NPWS staff Peter LeBreton and Andrew Lugg taking details of a bottle-nosed dolphin, one of three found dead in the Clarence River upstream of Grafton.
NPWS staff Peter LeBreton and Andrew Lugg taking details of a bottle-nosed dolphin, one of three found dead in the Clarence River upstream of Grafton. Contributed

Dolphin deaths remain a mystery

THE cause of death of three dolphins found dead on the Clarence riverbank at Seelands remains a mystery.

The Examiner has received numerous calls in the past fortnight about up to eight dolphins swimming in two pods between Memorial Park and Corcoran Park, Grafton.

The sad news about the deaths was confirmed by Lawrence Orel from National Parks and Wildlife, who said one female and two male adults had been found on the reedy banks of Seelands at the weekend.

"A resident in the Seelands area notified us about them," Mr Orel said. "There is no apparent cause as to why they have died."

He said NPWS officers would take samples from the carcasses this week and were hoping analysis might shed some light on the deaths.

"We know dolphins can tolerate fresh water for short periods but can't tolerate it for long periods," Mr Orel said.

Considering the reports of dolphins in Grafton up to a fortnight ago, Mr Orel said the most likely cause of death was the mammals' intolerance to fresh water.

"We don't know why they didn't move back down river … there was no evidence of injury, of boat strike or propeller strike," he said.

Mr Orel said prolonged exposure to fresh water caused problems with dolphins' skin, including infections which led to very pale, light-grey colouring and even the skin peeling away.

"The complications of skin peeling away then lead to internal dehydration which, like in humans, makes them more debilitated."

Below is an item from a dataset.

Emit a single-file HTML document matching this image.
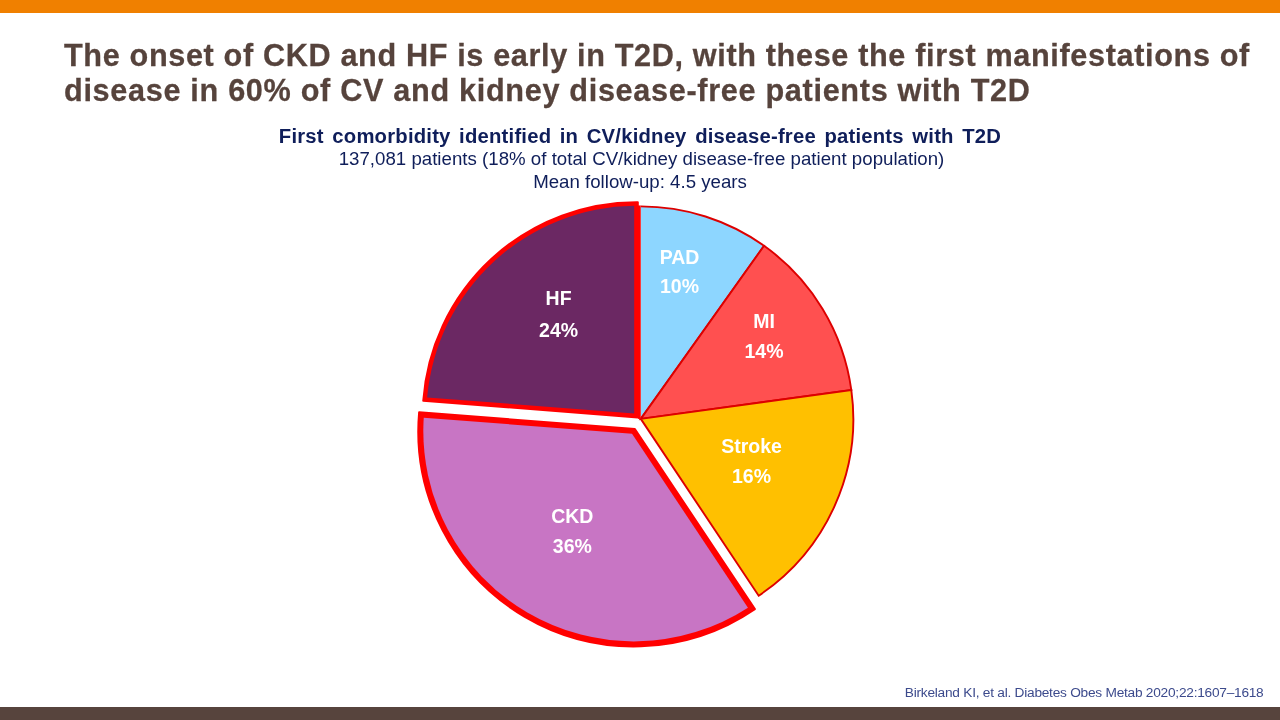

From this point it was a "very slippery slope", Mr Orel said, because dolphins may struggle to catch prey, their only source of moisture, if they were not fit.

He said the time between a skin infection in a dolphin and death could be three to four days if they remained in fresh water.

"The animals looked as though they had been dead for a couple of days at least; they were quite bloated and were too decomposed to be able to show evidence of this (skin infection)."

Could they have starved?

"It's possible they starved but it's not the most likely possibility," he said.

The carcasses remained on the riverbank as they were too big to move, Mr Orel said.

Long-time Clarence Valley residents yesterday said dolphins and sharks had been seen as far up the river as Copmanhurst in times of high salinity.